From: Paul Overell (paulo@turnpike.com)
Date: Wed Sep 06 2000 - 08:42:17 CDT
In article <200009061027.LAA16279@clw.cs.man.ac.uk>, Charles Lindsey
<chl@clw.cs.man.ac.uk> writes
>Here are the issues on which I need some guidance. Please reply by next
>Thursday, Sept 14th, at the latest.
>
>-------------------------------------------------------------------------------
>
>1. Signed headers
>
>A. Do we proceed on the basis of draft-lindsey-usefor-signed-00.txt?
>
> [YES / NO]
ABSTAIN
>
>B. In the event the answer to A is YES, do we canonicalise dates as days since
> Jan 1st 1970 (in which case a time hh:mm:60 canonicalises the same as
> hh:mm+1:00) or do we canonicalise dates using date-time syntax (in which
> case hh:mm:60 and hh:mm+1:00 are regarded as different). The proposed
> wording of the two cases is at the end of this message.
>
> [DAYS since 1/1/1970]
> [date-time syntax]
>
date-time syntax
Avoids introducing yet another date format. Avoids having to
refer to an off-line reference. Avoids the leap-second bug and
potential security issue.
>
>2. "ought"
>
> Do we proceed on the basis of using "ought" as the word to indicate best
> practice in "social" cases where interoperability would not be affected,
> but the utility of Usenet to its users would. If this is agreed, then I
> will propose wording to define the usage, and then go through the document
> indicating where "SHOULD" should be changed to "ought".
>
> NOTE: Last time we were divided on this issue, but since then the IETF
> high-ups have indicated that using SHOULD for these cases is wrong, and they
> won't let us define "OUGHT". So we have not much choice, really.
>
> [YES / NO]
NO
I fail to see the distinction between "utility of Usenet" and
"interoperability". Are we absolutely sure that SHOULD cannot
be used?
>
>
>3. Mail-Copies-To
>
> Do we proceed to define the Mail-Copies-To header?

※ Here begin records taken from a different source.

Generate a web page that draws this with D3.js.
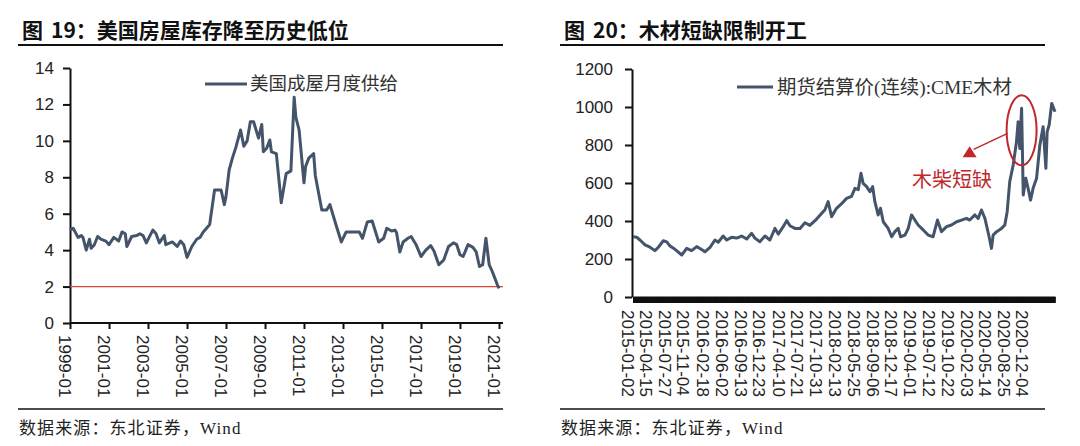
<!DOCTYPE html>
<html>
<head>
<meta charset="utf-8">
<script src="https://cdn.jsdelivr.net/npm/d3@7"></script>
<style>
  html, body { margin: 0; padding: 0; background: #fff; }
  svg { display: block; }
</style>
</head>
<body>
<svg id="chart" width="1080" height="446"></svg>
<script>
// ---------------- DATA ----------------
// Figure 19: US existing home months' supply
const supplyDates = ["1999-01","1999-03","1999-06","1999-08","1999-09","1999-11","2000-01","2000-02","2000-04","2000-06","2000-08","2000-11",
"2001-01","2001-04","2001-07","2001-09","2001-11","2001-12","2002-03","2002-06","2002-08","2002-10","2002-12",
"2003-04","2003-06","2003-08","2003-11","2003-12","2004-04","2004-07","2004-09","2004-11","2005-01","2005-04","2005-07","2005-09","2005-11",
"2006-01","2006-03","2006-06","2006-10","2006-12","2007-01","2007-03","2007-05","2007-07","2007-10","2007-12",
"2008-02","2008-04","2008-06","2008-09","2008-11","2008-12","2009-02","2009-04","2009-05","2009-08","2009-11",
"2010-02","2010-05","2010-07","2010-08","2010-10","2011-01","2011-02","2011-04","2011-07","2011-08","2011-12",
"2012-03","2012-05","2012-09","2012-12","2013-03","2013-07","2013-11","2014-01","2014-04","2014-07","2014-11",
"2015-02","2015-04","2015-07","2015-09","2015-10","2015-12","2016-02","2016-05","2016-07","2016-10",
"2017-01","2017-04","2017-07","2017-09","2017-12","2018-03","2018-06","2018-09","2018-11",
"2019-01","2019-03","2019-06","2019-09","2019-11","2020-01","2020-03","2020-05","2020-07","2020-09","2020-12","2021-01"];
const supplyValues = [5.1,5.2,4.7,4.8,4.7,4.0,4.6,4.1,4.3,4.75,4.6,4.5,
4.3,4.7,4.5,5.0,4.9,4.2,4.75,4.8,4.9,4.8,4.4,
5.1,4.9,4.4,4.8,4.3,4.45,4.2,4.5,4.3,3.6,4.2,4.6,4.7,5.0,
5.2,5.4,7.3,7.3,6.5,6.95,8.4,9.05,9.6,10.6,9.7,
10.0,11.05,11.05,10.15,10.9,9.4,9.6,10.05,9.4,9.3,6.6,
8.2,8.35,12.4,11.3,10.6,7.7,8.6,9.05,9.3,8.1,6.2,
6.2,6.5,5.3,4.45,5.0,5.0,5.0,4.65,5.55,5.6,4.45,
4.65,5.2,5.05,5.1,4.95,3.9,4.45,4.65,4.75,4.3,
3.65,4.0,4.25,3.95,3.2,3.45,4.2,4.4,4.3,
3.75,3.65,4.3,4.15,3.9,3.1,3.2,4.65,3.2,2.8,2.1,1.9];
const supplyTicksY = [0,2,4,6,8,10,12,14];
const supplyTicksX = ["1999-01","2001-01","2003-01","2005-01","2007-01","2009-01","2011-01","2013-01","2015-01","2017-01","2019-01","2021-01"];
const supplyRefLine = 2;

// Figure 20: CME lumber futures settlement price (continuous)
const lumberDates = ["2015-01-02","2015-01-22","2015-02-09","2015-03-09","2015-04-05","2015-05-02","2015-05-21","2015-06-17","2015-07-06","2015-07-24",
"2015-08-20","2015-09-26","2015-10-23","2015-11-19","2015-12-17","2016-01-13","2016-01-31","2016-02-28","2016-03-26","2016-04-13",
"2016-05-10","2016-05-29","2016-06-25","2016-07-23","2016-08-19","2016-09-16","2016-10-13","2016-10-31","2016-11-27","2016-12-25",
"2017-01-21","2017-02-18","2017-03-08","2017-04-04","2017-04-23","2017-05-11","2017-06-07","2017-07-05","2017-08-01","2017-08-28",
"2017-10-04","2017-10-31","2017-11-18","2017-12-06","2017-12-25","2018-01-21","2018-02-18","2018-03-17","2018-04-13","2018-05-02",
"2018-05-20","2018-06-04","2018-06-16","2018-07-05","2018-07-23","2018-08-07","2018-08-19","2018-09-06","2018-09-19","2018-10-04",
"2018-10-31","2018-11-19","2018-12-07","2018-12-25","2019-01-07","2019-01-31","2019-02-18","2019-03-08","2019-03-26","2019-04-13",
"2019-05-11","2019-06-07","2019-07-04","2019-07-28","2019-08-19","2019-09-16","2019-10-13","2019-11-10","2019-12-07","2020-01-03",
"2020-01-21","2020-02-18","2020-03-07","2020-03-25","2020-04-13","2020-05-06","2020-05-19","2020-05-28","2020-06-16","2020-07-13",
"2020-07-31","2020-08-13","2020-08-27","2020-09-15","2020-10-03","2020-10-12","2020-10-21","2020-10-31","2020-11-09","2020-11-23",
"2020-12-06","2020-12-19","2021-01-02","2021-01-21","2021-02-08","2021-02-26","2021-03-13","2021-03-20","2021-03-31","2021-04-14","2021-05-02"];
const lumberValues = [317,315,300,274,262,244,262,296,290,268,
251,221,256,244,265,250,238,261,300,288,
321,300,314,310,321,305,335,310,291,321,
300,361,331,370,402,375,361,361,391,377,
410,440,458,502,423,467,491,519,530,572,
565,651,598,581,554,581,502,432,467,396,
361,317,344,361,317,326,361,432,405,379,
353,326,317,405,344,370,379,396,405,414,
405,432,414,458,414,317,256,326,344,361,
379,449,607,695,817,923,782,993,537,625,
570,510,572,625,800,896,677,870,905,1019,975];
const lumberTicksY = [0,200,400,600,800,1000,1200];
const lumberTickLabels = ["2015-01-02","2015-04-15","2015-07-27","2015-11-04","2016-02-18","2016-06-02","2016-09-13","2016-12-23",
"2017-04-10","2017-07-21","2017-10-31","2018-02-13","2018-05-25","2018-09-06","2018-12-17","2019-04-01","2019-07-12","2019-10-22",
"2020-02-03","2020-05-14","2020-08-25","2020-12-04"];

const titleLeftNo = "图", titleLeftRest = "19：美国房屋库存降至历史低位";
const titleRightNo = "图", titleRightRest = "20：木材短缺限制开工";
const legendLeft = "美国成屋月度供给";
const legendRight = "期货结算价(连续):CME木材";
const annotationText = "木柴短缺";
const sourceText = "数据来源：东北证券，Wind";

// ---------------- DRAW ----------------
const svg = d3.select("#chart");
svg.append("rect").attr("width",1080).attr("height",446).attr("fill","#fff");

const LINE = "#44546A";
const RED = "#C0282D";
const TICKFONT = "'Liberation Sans', Arial, sans-serif";
const CJK = "'Liberation Serif', 'Noto Sans CJK SC', serif";
const parseM = d3.timeParse("%Y-%m");
const parseD = d3.timeParse("%Y-%m-%d");

function header(x0, x1, no, rest) {
  const t = svg.append("g").attr("font-family", "'Noto Sans CJK SC', sans-serif").attr("font-weight", "bold")
    .attr("font-size", 21).attr("fill", "#111");
  t.append("text").attr("x", x0 + 4).attr("y", 38).text(no);
  t.append("text").attr("x", x0 + 33).attr("y", 38).text(rest);
  svg.append("line").attr("x1", x0).attr("x2", x1).attr("y1", 45).attr("y2", 45)
    .attr("stroke", "#111").attr("stroke-width", 2);
  svg.append("line").attr("x1", x0).attr("x2", x1).attr("y1", 409).attr("y2", 409)
    .attr("stroke", "#111").attr("stroke-width", 1.5);
  svg.append("text").attr("x", x0 + 1).attr("y", 434)
    .attr("font-family", CJK).attr("font-size", 17).attr("letter-spacing", 1.1)
    .attr("fill", "#222").text(sourceText);
}
header(18, 503, titleLeftNo, titleLeftRest);
header(560, 1045, titleRightNo, titleRightRest);

function styleAxis(g) {
  g.selectAll("path.domain").attr("stroke", "#111").attr("stroke-width", 2);
  g.selectAll(".tick line").attr("stroke", "#111").attr("stroke-width", 2);
  g.selectAll(".tick text").attr("font-family", TICKFONT).attr("font-size", 17).attr("fill", "#222");
}

// ---- Left chart ----
{
  const data = supplyDates.map((d, i) => ({ date: parseM(d), value: supplyValues[i] }));
  const x = d3.scaleTime().domain([parseM("1999-01"), parseM("2021-01")]).range([70, 499]);
  const y = d3.scaleLinear().domain([0, 14]).range([323, 68]);

  const gy = svg.append("g").attr("transform", "translate(70,0)")
    .call(d3.axisLeft(y).tickValues(supplyTicksY).tickSize(7).tickPadding(9).tickSizeOuter(0));
  styleAxis(gy);

  const gx = svg.append("g").attr("transform", "translate(0,323)")
    .call(d3.axisBottom(x).tickValues(supplyTicksX.map(parseM)).tickFormat(d3.timeFormat("%Y-%m")).tickSize(6).tickSizeOuter(0));
  styleAxis(gx);
  gx.select("path.domain").attr("d", "M70,0H503");
  gx.selectAll(".tick text").attr("transform", "rotate(90)").attr("x", 12).attr("y", 6)
    .attr("dy", "0.35em").style("text-anchor", "start");

  svg.append("line").attr("x1", 70).attr("x2", 503)
    .attr("y1", y(supplyRefLine)).attr("y2", y(supplyRefLine))
    .attr("stroke", "#D9443A").attr("stroke-width", 1.3);

  svg.append("path").datum(data)
    .attr("d", d3.line().x(d => x(d.date)).y(d => y(d.value)))
    .attr("fill", "none").attr("stroke", LINE).attr("stroke-width", 3).attr("stroke-linejoin", "round");

  svg.append("line").attr("x1", 205).attr("x2", 247).attr("y1", 84).attr("y2", 84)
    .attr("stroke", LINE).attr("stroke-width", 3);
  svg.append("text").attr("x", 250).attr("y", 84).attr("dy", "0.35em")
    .attr("font-family", "'Noto Sans CJK SC', sans-serif").attr("font-size", 18.5)
    .attr("fill", "#333").text(legendLeft);
}

// ---- Right chart ----
{
  const data = lumberDates.map((d, i) => ({ date: parseD(d), value: lumberValues[i] }));
  const x = d3.scaleTime().domain([parseD(lumberDates[0]), parseD(lumberDates[lumberDates.length - 1])]).range([633, 1055]);
  const y = d3.scaleLinear().domain([0, 1200]).range([297, 69]);

  const gy = svg.append("g").attr("transform", "translate(632,0)")
    .call(d3.axisLeft(y).tickValues(lumberTicksY).tickFormat(d3.format("d")).tickSize(7).tickPadding(12).tickSizeOuter(0));
  styleAxis(gy);

  // dense category tick marks forming a solid band
  const tradingDays = d3.timeDay.range(x.domain()[0], x.domain()[1]).filter(d => d.getDay() !== 0 && d.getDay() !== 6);
  const gband = svg.append("g").attr("transform", "translate(0,297)")
    .call(d3.axisBottom(x).tickValues(tradingDays).tickFormat("").tickSize(6).tickSizeOuter(0));
  gband.selectAll("path.domain").attr("stroke", "#111").attr("stroke-width", 2);
  gband.selectAll(".tick line").attr("stroke", "#111").attr("stroke-width", 1);

  const gx = svg.append("g").attr("transform", "translate(0,297)")
    .call(d3.axisBottom(x).tickValues(lumberTickLabels.map(parseD)).tickFormat(d3.timeFormat("%Y-%m-%d")).tickSize(0));
  gx.select("path.domain").remove();
  gx.selectAll(".tick text").attr("font-family", TICKFONT).attr("font-size", 17).attr("fill", "#222")
    .attr("transform", "rotate(90)").attr("x", 13).attr("y", 6).attr("dy", "0.35em").style("text-anchor", "start");

  svg.append("path").datum(data)
    .attr("d", d3.line().x(d => x(d.date)).y(d => y(d.value)))
    .attr("fill", "none").attr("stroke", LINE).attr("stroke-width", 3).attr("stroke-linejoin", "round");

  svg.append("line").attr("x1", 737).attr("x2", 773).attr("y1", 87).attr("y2", 87)
    .attr("stroke", LINE).attr("stroke-width", 3);
  svg.append("text").attr("x", 777).attr("y", 87).attr("dy", "0.35em")
    .attr("font-family", CJK).attr("font-size", 19.4).attr("fill", "#333").text(legendRight);

  // annotation: ellipse around the 2020 spike, arrow and label
  const peak = data.reduce((a, b) => (b.date < parseD("2021-01-01") && b.value > a.value ? b : a), data[0]);
  const cx = x(peak.date), cy = y(peak.value) + 22;
  svg.append("ellipse").attr("cx", cx).attr("cy", cy).attr("rx", 15).attr("ry", 35)
    .attr("fill", "none").attr("stroke", RED).attr("stroke-width", 2);
  svg.append("line").attr("x1", cx - 14).attr("y1", cy + 3).attr("x2", cx - 48).attr("y2", cy + 19)
    .attr("stroke", RED).attr("stroke-width", 1.5);
  svg.append("path")
    .attr("d", `M${cx - 52},${cy + 16} L${cx - 45},${cy + 27} L${cx - 59},${cy + 27} Z`)
    .attr("fill", RED);
  svg.append("text").attr("x", 912).attr("y", 180).attr("dy", "0.35em")
    .attr("font-family", CJK).attr("font-size", 20).attr("fill", RED).text(annotationText);
}
</script>
</body>
</html>
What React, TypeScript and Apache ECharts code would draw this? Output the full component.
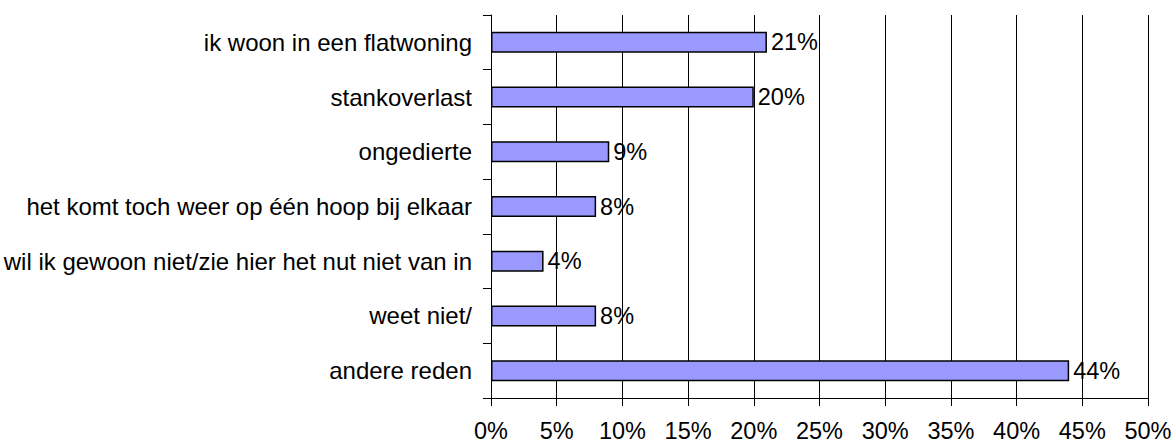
import React, { useEffect, useRef } from "react";
import * as echarts from "echarts";

const categories = [
  "ik woon in een flatwoning",
  "stankoverlast",
  "ongedierte",
  "het komt toch weer op één hoop bij elkaar",
  "wil ik gewoon niet/zie hier het nut niet van in",
  "weet niet/",
  "andere reden",
];
const values = [21, 20, 9, 8, 4, 8, 44];
const xTicks = { min: 0, max: 50, interval: 5 };

export default function App() {
  const ref = useRef<HTMLDivElement>(null);
  useEffect(() => {
    const chart = echarts.init(ref.current!, null, { renderer: "svg" });
    const font = "Liberation Sans, Arial, sans-serif";
    const fs = 23.5;
    chart.setOption({
      animation: false,
      grid: { left: 491, right: 27, top: 15, bottom: 45, containLabel: false },
      xAxis: {
        type: "value",
        min: xTicks.min,
        max: xTicks.max,
        interval: xTicks.interval,
        axisLine: { show: true, lineStyle: { color: "#000", width: 1 } },
        axisTick: { show: true, length: 8, lineStyle: { color: "#000" } },
        axisLabel: {
          formatter: "{value}%",
          color: "#000",
          fontSize: fs,
          fontFamily: font,
          margin: 21,
        },
        splitLine: { show: true, lineStyle: { color: "#000", width: 1 } },
      },
      yAxis: {
        type: "category",
        inverse: true,
        data: categories,
        axisLine: { show: true, lineStyle: { color: "#000", width: 1 } },
        axisTick: { show: true, length: 8, lineStyle: { color: "#000" } },
        axisLabel: {
          color: "#000",
          fontSize: 24,
          fontFamily: font,
          margin: 19,
        },
      },
      series: [
        {
          type: "bar",
          data: values,
          barWidth: 21,
          itemStyle: { color: "#9999FF", borderColor: "#000", borderWidth: 1.5 },
          label: {
            show: true,
            position: "right",
            distance: 4,
            formatter: "{c}%",
            color: "#000",
            fontSize: fs,
            fontFamily: font,
          },
        },
      ],
    });
    return () => chart.dispose();
  }, []);
  return <div ref={ref} style={{ width: 1175, height: 443, position: "absolute", left: 0, top: 0 }} />;
}
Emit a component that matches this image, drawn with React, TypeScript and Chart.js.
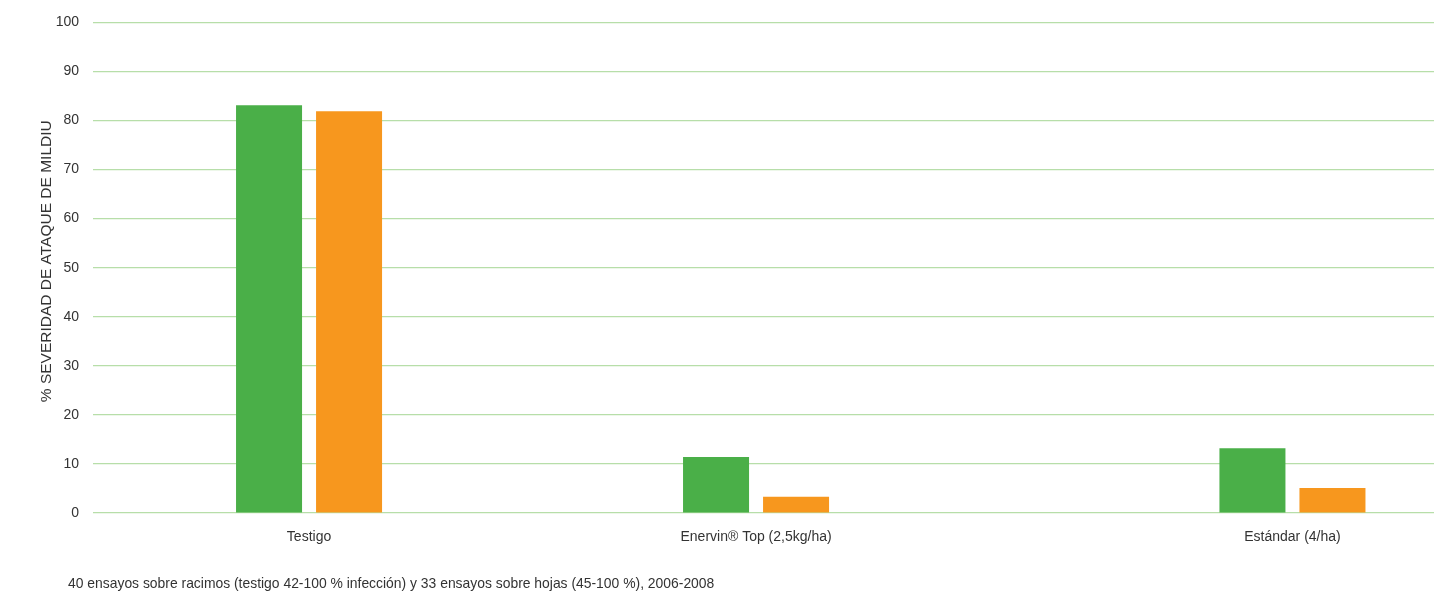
import { useEffect, useRef } from "react";
import { Chart, registerables } from "chart.js";

Chart.register(...registerables);

// ---- data ----
const categories = ["Testigo", "Enervin® Top (2,5kg/ha)", "Estándar (4/ha)"];
const seriesNames = ["Racimos", "Hojas"];
const racimosValues = [83.1, 11.4, 13.2];
const hojasValues = [81.9, 3.3, 5.1];
const yTickValues = [0, 10, 20, 30, 40, 50, 60, 70, 80, 90, 100];
const yAxisTitle = "% SEVERIDAD DE ATAQUE DE MILDIU";
const footnote =
  "40 ensayos sobre racimos (testigo 42-100 % infección) y 33 ensayos sobre hojas (45-100 %), 2006-2008";

// ---- layout (fine category slots on the x axis; the reference spaces the groups unevenly) ----
const SLOT_COUNT = 90;
const SLOT_OF_CATEGORY = [14, 44, 80];

const FONT = "'Liberation Sans', Arial, Helvetica, sans-serif";
const GREEN = "#4aaf48";
const ORANGE = "#f7971e";
const GRID = "#b7dea9";
const TEXT = "#333333";

function spread(values: number[]): (number | null)[] {
  const out: (number | null)[] = new Array(SLOT_COUNT).fill(null);
  SLOT_OF_CATEGORY.forEach((slot, i) => {
    out[slot] = values[i];
  });
  return out;
}

export default function App() {
  const canvasRef = useRef<HTMLCanvasElement | null>(null);

  useEffect(() => {
    if (!canvasRef.current) return;
    const labels: string[] = new Array(SLOT_COUNT).fill("");
    SLOT_OF_CATEGORY.forEach((slot, i) => {
      labels[slot] = categories[i];
    });

    const chart = new Chart(canvasRef.current, {
      type: "bar",
      data: {
        labels,
        datasets: [
          {
            label: seriesNames[0],
            data: spread(racimosValues),
            backgroundColor: GREEN,
            borderWidth: 0,
          },
          {
            label: seriesNames[1],
            data: spread(hojasValues),
            backgroundColor: ORANGE,
            borderWidth: 0,
          },
        ],
      },
      options: {
        animation: false,
        responsive: false,
        maintainAspectRatio: false,
        devicePixelRatio: 1,
        layout: { padding: { top: 22, right: 1, left: 0, bottom: 0 } },
        datasets: {
          bar: {
            // group width ≈ 160px out of a ~14.9px slot, bars 66px wide
            categoryPercentage: 10.74,
            barPercentage: 0.825,
          },
        },
        plugins: {
          legend: { display: false },
          tooltip: { enabled: false },
          title: { display: false },
        },
        scales: {
          x: {
            type: "category",
            offset: true,
            grid: { display: false, drawTicks: false },
            border: { display: false },
            ticks: {
              autoSkip: false,
              maxRotation: 0,
              minRotation: 0,
              padding: 16,
              color: TEXT,
              font: { family: FONT, size: 14 },
            },
            afterFit: (s: any) => {
              s.height = 81;
              s.paddingLeft = 0;
              s.paddingRight = 0;
            },
          },
          y: {
            min: 0,
            max: 100,
            afterBuildTicks: (s: any) => {
              s.ticks = yTickValues.map((v) => ({ value: v }));
            },
            grid: { color: GRID, lineWidth: 1.2, drawTicks: false },
            border: { display: false },
            ticks: {
              padding: 14,
              color: TEXT,
              font: { family: FONT, size: 14 },
            },
            title: {
              display: true,
              text: "\u00a0\u00a0\u00a0" + yAxisTitle,
              color: TEXT,
              font: { family: FONT, size: 15.5, weight: "normal" },
              padding: { top: 37, bottom: 0 },
            },
            afterFit: (s: any) => {
              s.width = 93;
            },
          },
        },
      },
    });
    return () => chart.destroy();
  }, []);

  return (
    <div
      style={{
        position: "fixed",
        left: 0,
        top: 0,
        width: 1435,
        height: 594,
        background: "#ffffff",
      }}
    >
      <canvas ref={canvasRef} width={1435} height={594} style={{ width: 1435, height: 594, display: "block" }} />
      <div
        style={{
          position: "absolute",
          left: 68,
          top: 575,
          fontFamily: FONT,
          fontSize: 13.9,
          color: TEXT,
          whiteSpace: "nowrap",
          lineHeight: "16px",
        }}
      >
        {footnote}
      </div>
    </div>
  );
}
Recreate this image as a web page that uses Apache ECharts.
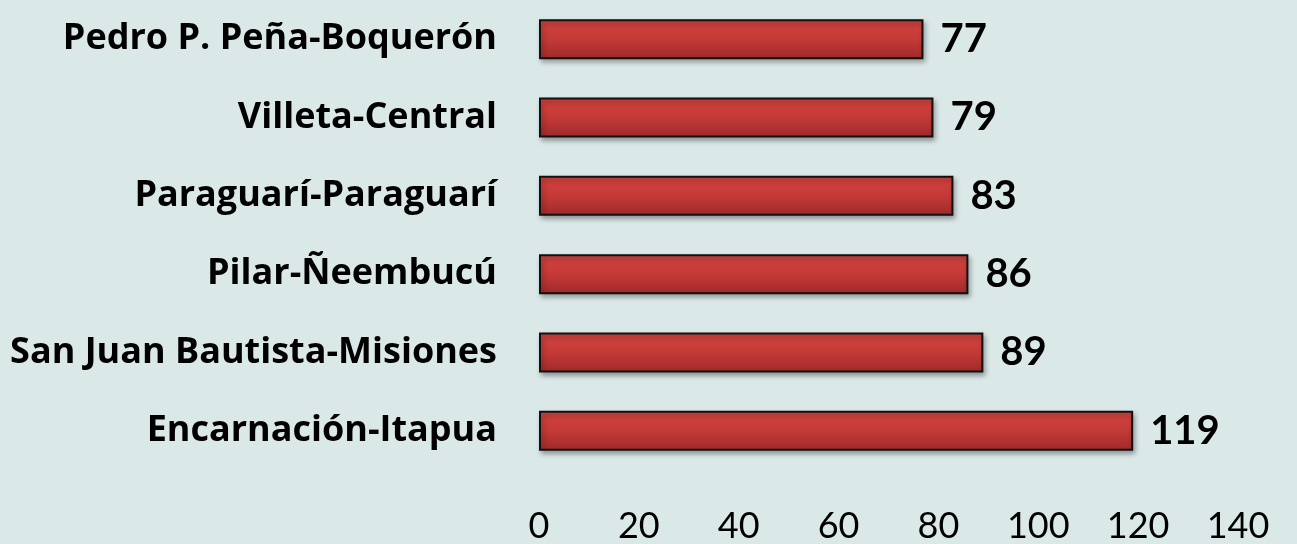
<!DOCTYPE html>
<html>
<head>
<meta charset="utf-8">
<script src="https://cdn.jsdelivr.net/npm/echarts@6/dist/echarts.min.js"></script>
<style>
    html, body { margin: 0; padding: 0; background: #dbe8e8; }
    #chart { width: 1297px; height: 544px; }
</style>
</head>
<body>
<div id="chart"></div>
<script>
// datos
const cities = [
    "Pedro P. Peña-Boquerón",
    "Villeta-Central",
    "Paraguarí-Paraguarí",
    "Pilar-Ñeembucú",
    "San Juan Bautista-Misiones",
    "Encarnación-Itapua"
];
const values = [77, 79, 83, 86, 89, 119];
const xTicks = [0, 20, 40, 60, 80, 100, 120, 140];

const chart = echarts.init(document.getElementById("chart"));

const option = {
    backgroundColor: "#dbe8e8",
    grid: {
        left: 539,
        right: 59,
        top: -7,
        height: 480
    },
    xAxis: {
        type: "value",
        min: xTicks[0],
        max: xTicks[xTicks.length - 1],
        interval: xTicks[1] - xTicks[0],
        axisLine: { show: false },
        axisTick: { show: false },
        splitLine: { show: false },
        axisLabel: {
            margin: 38,
            fontFamily: "Lato",
            fontSize: 36,
            color: "#000"
        }
    },
    yAxis: {
        type: "category",
        inverse: true,
        data: cities,
        axisLine: { show: false },
        axisTick: { show: false },
        axisLabel: {
            margin: 42,
            fontFamily: "Open Sans",
            fontWeight: "bold",
            fontSize: 36,
            color: "#000"
        }
    },
    series: [
        {
            type: "bar",
            data: values,
            barWidth: 40,
            itemStyle: {
                color: new echarts.graphic.LinearGradient(0, 0, 0, 1, [
                    { offset: 0, color: "#d3433f" },
                    { offset: 0.5, color: "#c43a37" },
                    { offset: 1, color: "#9e2a2a" }
                ]),
                borderColor: "#111",
                borderWidth: 2,
                shadowColor: "rgba(0,0,0,0.35)",
                shadowBlur: 5,
                shadowOffsetX: 2,
                shadowOffsetY: 3
            },
            label: {
                show: true,
                position: "right",
                distance: 17,
                fontFamily: "Lato",
                fontWeight: "bold",
                fontSize: 40,
                color: "#000"
            }
        }
    ]
};

chart.setOption(option);
</script>
</body>
</html>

> The alternative would be to do nothing about this, or to include some
> alternative mechanism. Mail-Copies-To would, of course, have to be defined
> pretty much in conformance with its present informal usage.
>
> NOTE: Last time we voted 7:7 on this issue, so I am asking the question
> again in the hope of getting a clear result.
>
> [YES / NO]
>
YES
>
>And here are the promised wordings for the date canonicalizations.
>
>[1st alternative text]
>
> 2. Any date-time occurring in a Date, Resent-Date or Expires header
> (but not in any other header) is converted into the number of
> seconds since the start of January 1st 1970 UTC, ignoring any leap
> seconds and expressed as a decimal number without leading zeroes.
>
> NOTE: POSIX-compliant systems can implement this simply by using
> the POSIX 'mktime' routine [POSIX] with the TZ environment
> variable set to 'GMT'. Observe that the effect is to treat "31
> Dec 2000 23:59:60 +0000" (which is a legitimate date-time as
> defined by [MESSFOR]) as being identical to "1 Jan 2001 00:00:00
> +0000".
Does such implementation detail really belong here?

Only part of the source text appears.